A few weeks ago I got some memory in the mail. It came in a box, of all things, and by some miracle, using skills and knowledge that come naturally to him, my husband installed it in my computer.
The computer had been asking for this for a Long Time. First of all, it was agonizingly slow. But I didn’t realize this, because this computer is all I have. Now when Bill used my computer on occasion, he had a thing or two to say about it, but I won’t quote him here, because I am the editor of this blog, and I have standards.
No, I didn’t really know that it was painfully slow, because it became slow over a long period of time, and so I was clueless, much like the frog in the proverbial pan of water sitting over low heat. What I did know, and what alarmed me, was the warning that flashed upon my screen from time to time. WARNING: (it said) Your system is low on virtual memory. And then it went on to say other things that I don’t remember, and didn’t really pay attention to at the time.
The warning was enough for me. What could this mean? “Bill, what does this mean?” I called to him on more than one occasion, my voice rising toward panic. “My system is low on virtual memory. What does this mean?” When the virtual memory goes, I wondered, what would I lose? Because I have things on this computer that I Do Not Want To Lose. Not Now. That would Spell Disaster.
And how much time did I have? Is this like the warning light on the dashboard, letting me know that I’m low on gas? I can go a long time with that puppy ablaze. But being low on virtual memory– do we really want to flirt with that disaster?
On the other hand, how concerned could I possibly be? After all, we’re talking about virtual memory, here. Virtual. That’s no cause to lie awake nights.

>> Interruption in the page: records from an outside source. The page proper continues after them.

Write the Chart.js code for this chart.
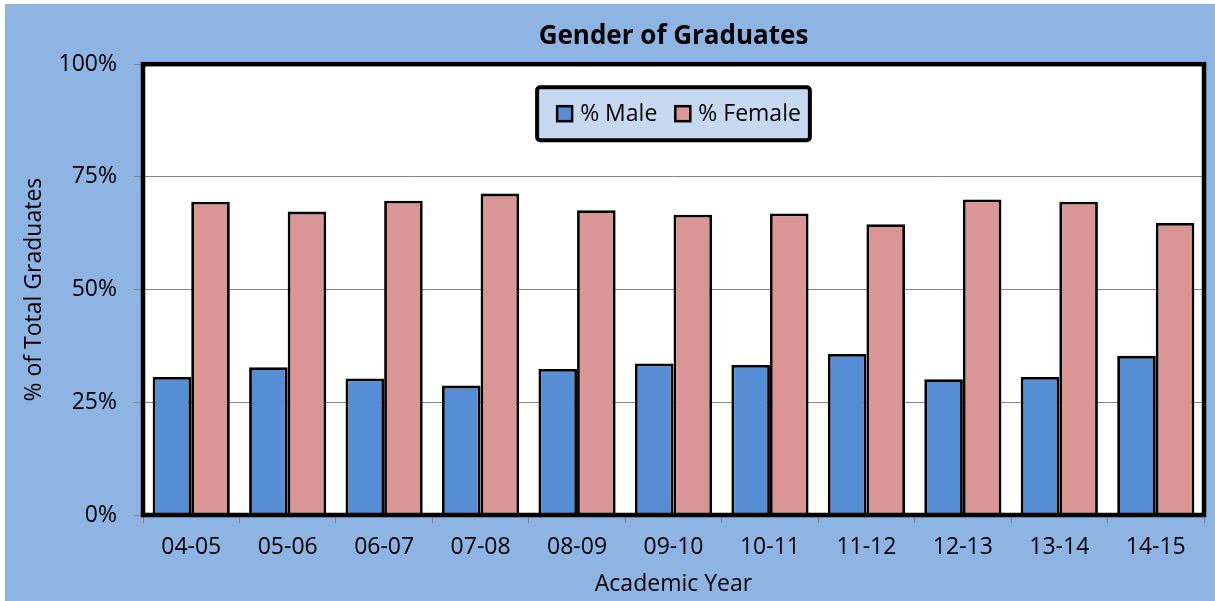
<!DOCTYPE html>
<html>
<head>
<meta charset="utf-8">
<title>Gender of Graduates</title>
<script src="https://cdn.jsdelivr.net/npm/chart.js@4.4.1/dist/chart.umd.min.js"></script>
<style>
  html, body { margin: 0; padding: 0; background: #fff; }
  #wrap { position: absolute; left: 5px; top: 4px; width: 1210px; height: 597px; }
</style>
</head>
<body>
<div id="wrap"><canvas id="chart" width="1210" height="597"></canvas></div>
<script>
  // --- Data ---
  const years = ['04-05', '05-06', '06-07', '07-08', '08-09', '09-10', '10-11', '11-12', '12-13', '13-14', '14-15'];
  const malePct = [30.6, 32.8, 30.3, 28.7, 32.4, 33.6, 33.3, 35.7, 30.1, 30.6, 35.3];
  const femalePct = [69.5, 67.3, 69.7, 71.3, 67.6, 66.6, 66.9, 64.5, 70.0, 69.5, 64.8];
  const yTicks = [0, 25, 50, 75, 100];

  const FONT = "'Open Sans', sans-serif";
  Chart.defaults.font.family = FONT;
  Chart.defaults.color = '#000';

  // blue page behind, white plot area, thick frame on top of the bars
  const backdrop = {
    id: 'backdrop',
    beforeDraw(chart) {
      const { ctx, chartArea: a, width, height } = chart;
      ctx.save();
      ctx.fillStyle = '#8EB4E3';
      ctx.fillRect(0, 0, width, height);
      ctx.fillStyle = '#fff';
      ctx.fillRect(a.left, a.top, a.right - a.left, a.bottom - a.top);
      ctx.restore();
    },
    afterDatasetsDraw(chart) {
      const { ctx, chartArea: a } = chart;
      ctx.save();
      ctx.strokeStyle = '#000';
      ctx.lineWidth = 4.5;
      ctx.strokeRect(a.left, a.top, a.right - a.left, a.bottom - a.top);
      ctx.restore();
    },
  };

  // legend box sitting inside the plot area, top centre
  const insideLegend = {
    id: 'insideLegend',
    afterDraw(chart) {
      const { ctx, chartArea: a } = chart;
      ctx.save();
      ctx.font = '23px ' + FONT;
      const sw = 15, gapText = 8, gapItem = 18, padL = 20, padR = 9, boxH = 53;
      const items = chart.data.datasets.map((ds) => ({
        text: ds.label,
        fill: ds.backgroundColor,
        w: ctx.measureText(ds.label).width,
      }));
      let boxW = padL + padR;
      items.forEach((it, i) => { boxW += sw + gapText + it.w + (i ? gapItem : 0); });
      const x0 = (a.left + a.right) / 2 - boxW / 2;
      const y0 = a.top + 23;

      ctx.beginPath();
      ctx.roundRect(x0, y0, boxW, boxH, 3);
      ctx.fillStyle = '#C6D9F1';
      ctx.fill();
      ctx.lineWidth = 4;
      ctx.strokeStyle = '#000';
      ctx.stroke();

      const cy = y0 + boxH / 2;
      let x = x0 + padL;
      items.forEach((it, i) => {
        if (i) x += gapItem;
        ctx.fillStyle = it.fill;
        ctx.fillRect(x, cy - sw / 2, sw, sw);
        ctx.lineWidth = 2.5;
        ctx.strokeRect(x, cy - sw / 2, sw, sw);
        x += sw + gapText;
        ctx.fillStyle = '#000';
        ctx.textBaseline = 'middle';
        ctx.textAlign = 'left';
        ctx.fillText(it.text, x, cy + 1);
        x += it.w;
      });
      ctx.restore();
    },
  };

  new Chart(document.getElementById('chart'), {
    type: 'bar',
    data: {
      labels: years,
      datasets: [
        {
          label: '% Male',
          data: malePct,
          backgroundColor: '#558ED5',
          borderColor: '#000',
          borderWidth: 2.8,
        },
        {
          label: '% Female',
          data: femalePct,
          backgroundColor: '#D99694',
          borderColor: '#000',
          borderWidth: 2.8,
        },
      ],
    },
    options: {
      responsive: false,
      devicePixelRatio: 1,
      animation: false,
      layout: { padding: { left: 0, right: 11, top: 0, bottom: 0 } },
      datasets: { bar: { categoryPercentage: 0.8, barPercentage: 1.0 } },
      plugins: {
        legend: { display: false },
        tooltip: { enabled: false },
        title: {
          display: true,
          text: 'Gender of Graduates',
          fullSize: false,
          font: { size: 26, weight: 'bold', lineHeight: 1.2 },
          padding: { top: 17, bottom: 12 },
        },
      },
      scales: {
        x: {
          grid: {
            offset: true,
            drawOnChartArea: false,
            drawTicks: true,
            tickLength: 8,
            color: '#7f7f7f',
          },
          border: { display: false },
          ticks: { font: { size: 23 }, padding: 11, maxRotation: 0 },
          title: {
            display: true,
            text: 'Academic Year',
            font: { size: 23 },
            padding: { top: 0, bottom: 3 },
          },
          afterFit(scale) { scale.height = 86; },
        },
        y: {
          min: 0,
          max: 100,
          afterBuildTicks(scale) { scale.ticks = yTicks.map((v) => ({ value: v })); },
          grid: { color: '#868686', lineWidth: 1, tickLength: 9 },
          border: { display: false },
          ticks: { font: { size: 23 }, padding: 17, callback: (v) => v + '%' },
          title: {
            display: true,
            text: '% of Total Graduates',
            font: { size: 23 },
            padding: { top: 16, bottom: 0 },
          },
          afterFit(scale) { scale.width = 138; },
        },
      },
    },
    plugins: [backdrop, insideLegend],
  });
</script>
</body>
</html>
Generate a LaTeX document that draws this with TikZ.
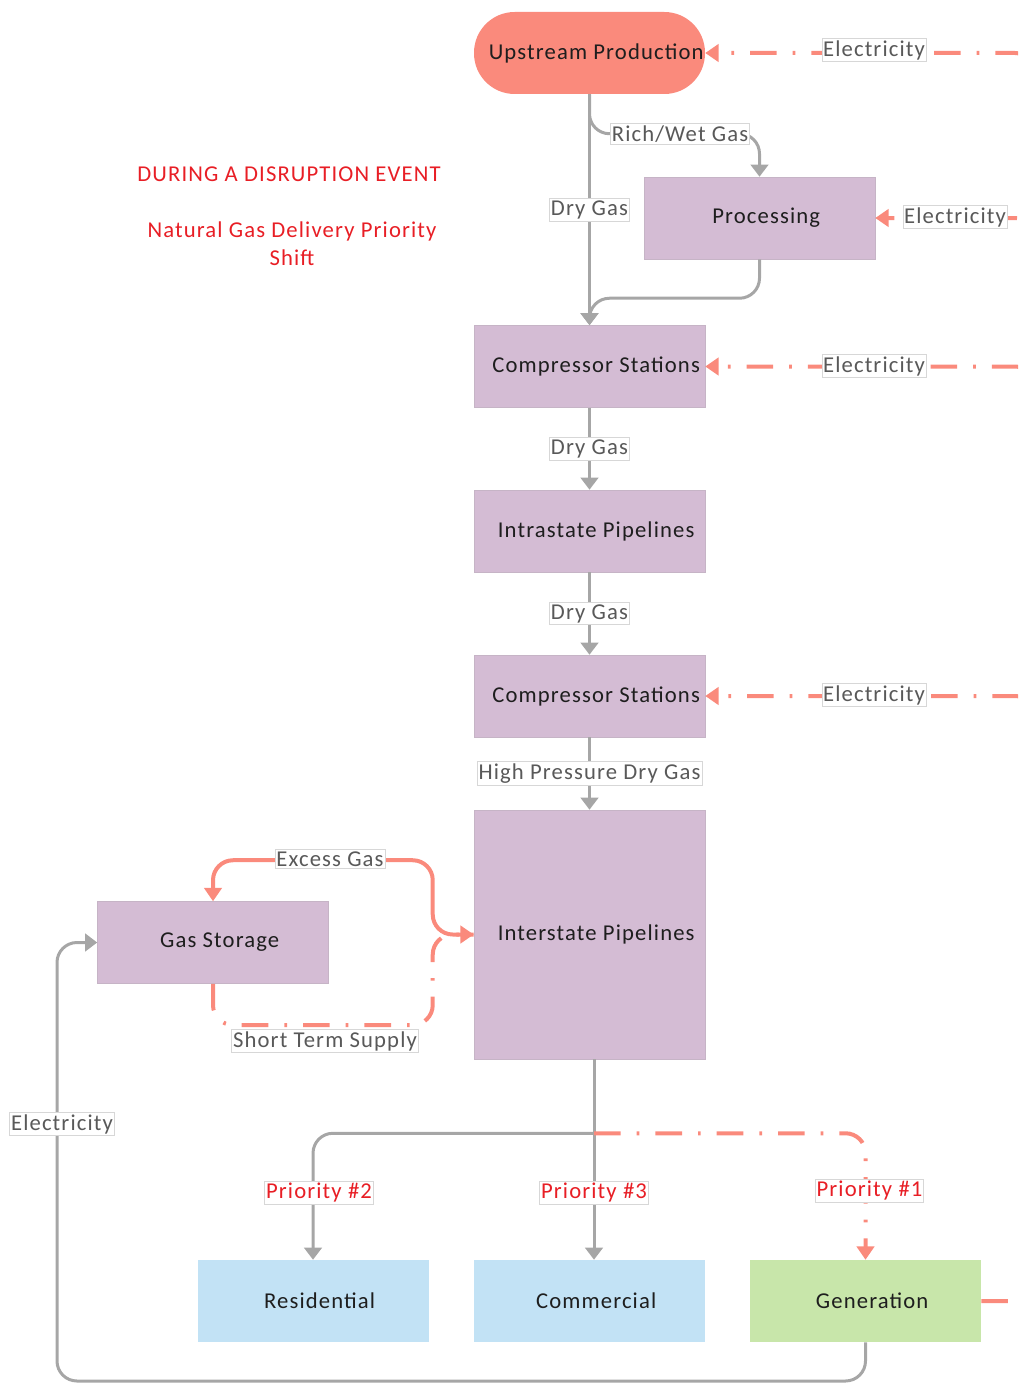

But the man bought me memory and installed it on my computer, and suddenly WOW! I’m flying! This machine boots up in no time at all; I log onto the internet in milliseconds; my e-mail downloads almost before I ask it to; I flip from website to website like I’m turning my head. Sweet. This virtual memory has some kick. Maybe virtual means more than I think it does. Maybe it means more than it should. Maybe we should call it something else.
So memory comes in a box, in the mail, carried by an employee of the U. S. Postal Service (many thanks). But last spring memory came in a different way, when Bill and I carried a dresser upstairs from the basement.
It’s a low dresser, made of oak, with two drawers and a cabinet underneath. It’s been in my family all my life; my parents bought it when they lived in California. My mother gave it to me because she also “got” me in California and felt we shouldn’t be separated.
Bill and I brought it upstairs from the basement, where it had resided since we moved into this house five years before, and put it in our bedroom. When I opened it to put away some linens, it turned out that it was already full of memory.
Happily, memory makes room. But it didn’t speed things up for me. Instead, I sat in front of it for awhile, folded linens now in a rumpled heap at my side, and remembered.
I remembered the way our house smelled in Pittsburgh, and how the sun filled the back of the house on a late summer afternoon. I remembered the dark green carpet in my bedroom, and the crabapple tree that bloomed outside my window. I remembered the sound of the front door opening, the clunk of our shoes as we dropped them in the entryway, the closet where we kept our coats. I remembered the slope of our backyard and how it all turned to water after the rain, watching water and mud come up between my toes. I remembered dancing badly to the soundtrack of My Fair Lady in my bedroom after dinner, and my sister making fun of me, and making fun of my sister after her only date with David Anderson. I remembered knocking gently at my other sister’s door when she was having another Mad, and her filching my father’s cassettes of Frank Sinatra, and her gerbils named Peanut Butter and Jelly. I remembered playing Barbies with Megan Fergus outside under the birch tree, using the tree’s flaky seeds as feed for plastic horses. I remembered coming inside to the artificial light after late play on a summer evening, washing my feet in the bathtub, the smell of a fresh towel that my mother had washed, and folded, and put neatly away.
Then I put the linens away, and since then have removed and replaced linens from that cabinet uncounted times. But I’m always a little slower with that cabinet than I am with the linen closet, because sometimes memory gives you time, and sometimes it takes time away.